How about this list? Do your donors care about any of these issues?

  • How efficient you are.
  • How green you are.
  • How thrifty you are.
  • How you monitor the effect of appeals and campaigns, whether TV ads or newspaper inserts, or radio appeals. 
  • What criteria you use for judging success.
  • What proportion of paid staff to volunteers your charity has.
  • What proportion of people who sign up in the street immediately cancel once they get home? Or within a few weeks or months? 
  • Why you are worthy of support.

They are all important to Redcookie, a regular contributor to, a site that allows and encourages donors to talk about what they like (and dislike) about being a donor. 

Her point is raised in light of the recession but, quite honestly, it's as relevant to charities now as at any time…

"Given that all can justifiably say that in a world where all are touched by the economic crisis, however indirectly,  the need for aid/charity work is greater than ever, what will be the USP of each? How will, say, the various charities working in Africa differentiate themselves from each other? If many seem interchangeable to me, with my long-time history of donating, then charities really need to look at what they are telling the people to whom they are making their appeal. Maybe it’s just me but pictures of starving kiddies followed by beaming kiddies with nuns in the background is just too darn fluffy. I want something more focussed, harder-edged.I want to know why my cash should go to  Charity A not Charity B."
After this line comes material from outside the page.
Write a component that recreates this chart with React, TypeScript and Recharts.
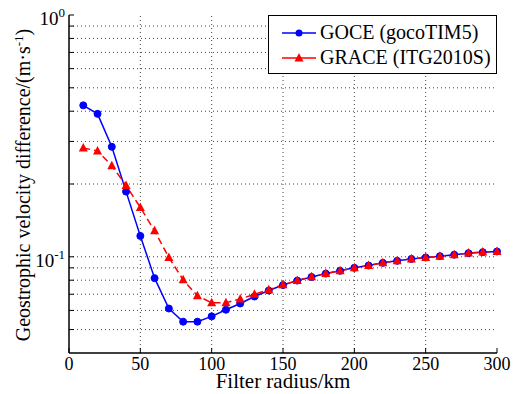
import { Legend, Line, LineChart, ReferenceLine, XAxis, YAxis } from "recharts";

const FONT = "Liberation Serif, Times New Roman, serif";

// filter radius (km)
const radius = [
  10, 20, 30, 40, 50, 60, 70, 80, 90, 100, 110, 120, 130, 140, 150,
  160, 170, 180, 190, 200, 210, 220, 230, 240, 250, 260, 270, 280, 290, 300,
];
// GOCE (gocoTIM5), m/s
const goceValues = [
  0.423, 0.39, 0.285, 0.186, 0.122, 0.0816, 0.0611, 0.0539, 0.0539, 0.0567,
  0.0604, 0.0641, 0.0685, 0.0725, 0.0764, 0.0797, 0.0825, 0.0852, 0.0875, 0.09,
  0.092, 0.0944, 0.0962, 0.098, 0.0993, 0.1006, 0.102, 0.1035, 0.1045, 0.1052,
];
// GRACE (ITG2010S), m/s
const graceValues = [
  0.282, 0.274, 0.238, 0.197, 0.16, 0.128, 0.0993, 0.0803, 0.069, 0.0645,
  0.0646, 0.0669, 0.07, 0.0731, 0.0766, 0.0798, 0.0826, 0.0853, 0.0875, 0.0901,
  0.0921, 0.0945, 0.0963, 0.098, 0.0993, 0.1006, 0.102, 0.1036, 0.1046, 0.1052,
];

const xTicks = [0, 50, 100, 150, 200, 250, 300];
const xGrid = [50, 100, 150, 200, 250];
const yTicks = [0.05, 0.06, 0.07, 0.08, 0.09, 0.1, 0.2, 0.3, 0.4, 0.5, 0.6, 0.7, 0.8, 0.9, 1];
const yGrid = [0.05, 0.06, 0.07, 0.08, 0.09, 0.1, 0.2, 0.3, 0.4, 0.5, 0.6, 0.7, 0.8, 0.9];

const data = radius.map((r, i) => ({ r, goce: goceValues[i], grace: graceValues[i] }));

const BLUE = "#0000ff";
const RED = "#ff0000";
const gridStyle = { stroke: "#444", strokeDasharray: "1 3", strokeWidth: 1 };
const frame = { stroke: "#000", strokeWidth: 1.5 };
// axis groups hand their stroke down, so texts clear it
const textStyle = { fontFamily: FONT, fill: "#000", stroke: "none" };

function Triangle({ cx, cy }: any) {
  if (cx == null || cy == null) return null;
  return <polygon points={`${cx},${cy - 5} ${cx - 4.5},${cy + 3.5} ${cx + 4.5},${cy + 3.5}`} fill={RED} />;
}

function BottomTick({ x, y, payload }: any) {
  return (
    <g>
      <line x1={x} y1={y} x2={x} y2={y - 5} stroke="#000" />
      <text x={x} y={y + 17} textAnchor="middle" fontSize={18} style={textStyle}>
        {payload.value}
      </text>
    </g>
  );
}

function TopTick({ x, y }: any) {
  return <line x1={x} y1={y} x2={x} y2={y + 5} stroke="#000" />;
}

function LeftTick({ x, y, payload }: any) {
  const exp = Math.log10(payload.value);
  const decade = Math.abs(exp - Math.round(exp)) < 1e-6;
  return (
    <g>
      <line x1={x} y1={y} x2={x + 5} y2={y} stroke="#000" />
      {decade && (
        <text x={x - 4} y={y + 10} textAnchor="end" fontSize={19} style={textStyle}>
          10
          <tspan dy={-8} fontSize={13}>{Math.round(exp)}</tspan>
        </text>
      )}
    </g>
  );
}

function RightTick({ x, y }: any) {
  return <line x1={x} y1={y} x2={x - 5} y2={y} stroke="#000" />;
}

const legendItems = [
  { name: "GOCE (gocoTIM5)", color: BLUE, marker: "circle" },
  { name: "GRACE (ITG2010S)", color: RED, marker: "triangle" },
];

function LegendBox() {
  return (
    <div
      style={{
        width: 229,
        height: 59,
        boxSizing: "border-box",
        border: "1.5px solid #000",
        background: "#fff",
        padding: "4px 0 0 12px",
        fontFamily: FONT,
        fontSize: 20,
        lineHeight: "25px",
        color: "#000",
      }}
    >
      {legendItems.map((it) => (
        <div key={it.name} style={{ display: "flex", alignItems: "center" }}>
          <svg width={36} height={12}>
            <line x1={1} y1={6} x2={35} y2={6} stroke={it.color} strokeWidth={1.5} />
            {it.marker === "circle" ? (
              <circle cx={18} cy={6} r={3.5} fill={it.color} />
            ) : (
              <polygon points="18,1 13.5,9.5 22.5,9.5" fill={it.color} />
            )}
          </svg>
          <span style={{ marginLeft: 3 }}>{it.name}</span>
        </div>
      ))}
    </div>
  );
}

function YLabel({ viewBox }: any) {
  const cx = viewBox.x + 30;
  const cy = viewBox.y + viewBox.height / 2 + 1;
  return (
    <text x={cx} y={cy} transform={`rotate(-90 ${cx} ${cy})`} textAnchor="middle" fontSize={20} style={textStyle}>
      Geostrophic velocity difference/(m·s
      <tspan dy={-7} fontSize={13}>-1</tspan>
      <tspan dy={7}>)</tspan>
    </text>
  );
}

function XLabel({ viewBox }: any) {
  return (
    <text x={viewBox.x + viewBox.width / 2} y={viewBox.y + 35} textAnchor="middle" fontSize={21} style={textStyle}>
      Filter radius/km
    </text>
  );
}

export default function App() {
  return (
    <div style={{ position: "absolute", left: 0, top: 0, background: "#fff" }}>
      <LineChart width={514} height={394} data={data} margin={{ top: 15, right: 17, bottom: 0, left: 0 }}>
        {xGrid.map((v) => (
          <ReferenceLine key={`x${v}`} x={v} {...gridStyle} />
        ))}
        {yGrid.map((v) => (
          <ReferenceLine key={`y${v}`} y={v} {...gridStyle} />
        ))}
        <XAxis
          dataKey="r"
          type="number"
          domain={[0, 300]}
          ticks={xTicks}
          interval={0}
          tickSize={0}
          tickMargin={0}
          height={41}
          axisLine={frame}
          tick={<BottomTick />}
          label={<XLabel />}
        />
        <XAxis
          xAxisId="top"
          orientation="top"
          type="number"
          domain={[0, 300]}
          ticks={xTicks}
          interval={0}
          tickSize={0}
          tickMargin={0}
          height={0}
          axisLine={frame}
          tick={<TopTick />}
        />
        <YAxis
          type="number"
          scale="log"
          domain={[0.04, 1]}
          allowDataOverflow
          ticks={yTicks}
          interval={0}
          tickSize={0}
          tickMargin={0}
          width={69}
          axisLine={frame}
          tick={<LeftTick />}
          label={<YLabel />}
        />
        <YAxis
          yAxisId="right"
          orientation="right"
          type="number"
          scale="log"
          domain={[0.04, 1]}
          allowDataOverflow
          ticks={yTicks}
          interval={0}
          tickSize={0}
          tickMargin={0}
          width={0}
          axisLine={frame}
          tick={<RightTick />}
        />
        <Legend
          verticalAlign="middle"
          wrapperStyle={{ left: 268, top: 15, width: 229, height: 59 }}
          content={() => <LegendBox />}
        />
        <Line
          dataKey="goce"
          name="GOCE (gocoTIM5)"
          stroke={BLUE}
          strokeWidth={1.5}
          dot={{ r: 3.5, fill: BLUE, stroke: BLUE, strokeWidth: 1 }}
          activeDot={false}
          isAnimationActive={false}
        />
        <Line
          dataKey="grace"
          name="GRACE (ITG2010S)"
          stroke={RED}
          strokeWidth={1.5}
          strokeDasharray="7 4"
          dot={<Triangle />}
          activeDot={false}
          isAnimationActive={false}
        />
      </LineChart>
    </div>
  );
}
If you know what makes your charity different, do your donors? And does it make any difference to them? Is your point of difference real or simply a semantic one?

This simple description is taken directly from a charity website. If you don't know which one, try and guess before you click the link.

Oxfam is a vibrant global movement of dedicated people fighting poverty. Together. Doing amazing work. Together. People power drives everything we do. From saving lives and developing projects that put poor people in charge of their lives and livelihoods, to campaigning for change that lasts. That’s Oxfam in action.

It's a great approach but does it give a donor any reason to give? Does it offer a difference that a donor will care about? Will it get more supporters on board?

Few donors are specialists in the field of development (or cancer research, child care, disability or any other complex issue). Most are just great people who want to help. 

And what research tells us time and time again is that donors want to know exactly how they are (or will be) making a difference and how their gifts are being (or will be) used. In short, they want charities to take their needs into account and treat them like people.

That's what Redcookie is asking for. I'm sure that the first charity that tells her what she wants to hear will get her long lasting support.